Saturday 28 August 2010

Measuring death in the government of Chávez

Crime is one of the main problems facing Venezuela now. In the last weeks a series of events have brought the discussion to the forefront: propaganda minister Izarra laughing on CNN about murder statistics, more protests from everybody about the persistent crime and recently an apparent leak of an official report that shows the murder rate may be higher than previously thought.

I have been blogging for years about the problem. I have been particularly puzzled by the very unprofessional way in which many organizations deal with the issue: the regime has kept blaming it on previous governments, numbers are thrown back and forth, only now people try to talk about actual murder rates and almost no one has demanded from the govermnent to publish the real numbers. No newspaper in Venezuela seems to see any use in charts to represent trends and only lately did they see fit to compare rates with that of other countries.

I have kept a count of murders for Carabobo, my region, for several years now. I owe it to Notitarde. I never used to read Notitarde until I came to Europe but I decided to read the grim crime section at least once a month because Notitarde keeps a monthly report on statistics. The report is based not on polls as other sources, but on the reports from the state police and the and the mortuaries. There are isolated articles referring to specific murders and with that you can verify numbers do add up. Here I present the latest figures I have.

Valencia is a municipio that has more than 1 million inhabitants. Different governments have tried to split it into two municipios, but there has been resistance. The North is generally speaking better off and the South is very poor, even if there are some low middle class areas in the South. The military regime has split the municipio only for gerrymandering and completely inconstitutional purposes. Most murders in Carabobo take place in the Southern part but the statistics don't show this, so it is hard for me to prove here how the poorest are by far the more affected. Carabobo's Municipio Libertador, though, is home to mostly poor people. According to the Instituto Nacional de Estadísticas, there are about 186222 people living there. In the last 12 months, 254 people have been murdered in Libertador. The murder rate for the last 12 months is thus 136.4 murders. Municipio San Diego is mostly middle class with a couple of slums and its government is led by a rather efficient opposition mayor, Enzo Scarano. The murder rate there is 25.71, still high but among the lowest in Venezuela's urban areas. The murder rate for the whole of Carabobo (July 2009-July 2010) was 89.94 murders per 100,000 persons.

I think I have a fair impression of how crime is in Lara, in Greater Caracas and a couple of other regions, but I do not have the hard facts. All in all, though, the numbers I presented here very much correspond with what is finally coming out from such studies as the ones Miguel is talking about.

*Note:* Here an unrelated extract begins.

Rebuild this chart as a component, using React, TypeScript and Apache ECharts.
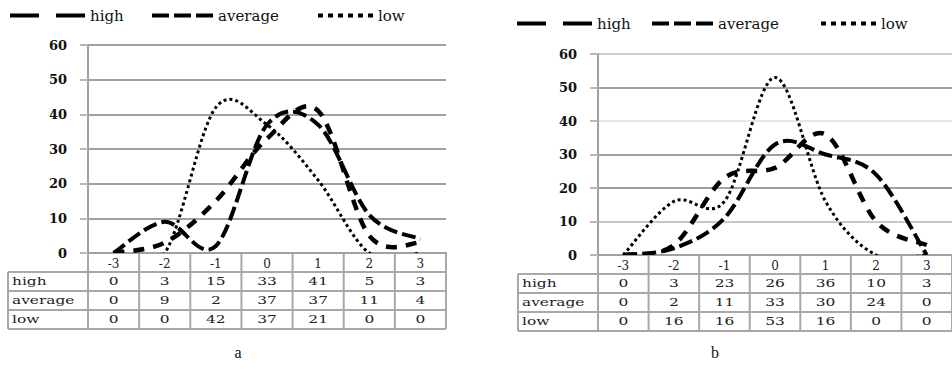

The Venezuelan military regime will keep blaming it on the others. Propaganda "journalists" such as Maurice Lemoine, from Monde Diplomatique, will write about conspiracies whereby most of these murders are product of Colombians and right-winged paramilitaries trying to topple the military government of Hugo Chávez.



Murder per municipio in Carabobo









In reality not every parish in Valencia is affected in the same way. Northern Valencia is not as affected as poor Miguel Peña. Most people in San Diego are middle class. Most people in Libertador are poor.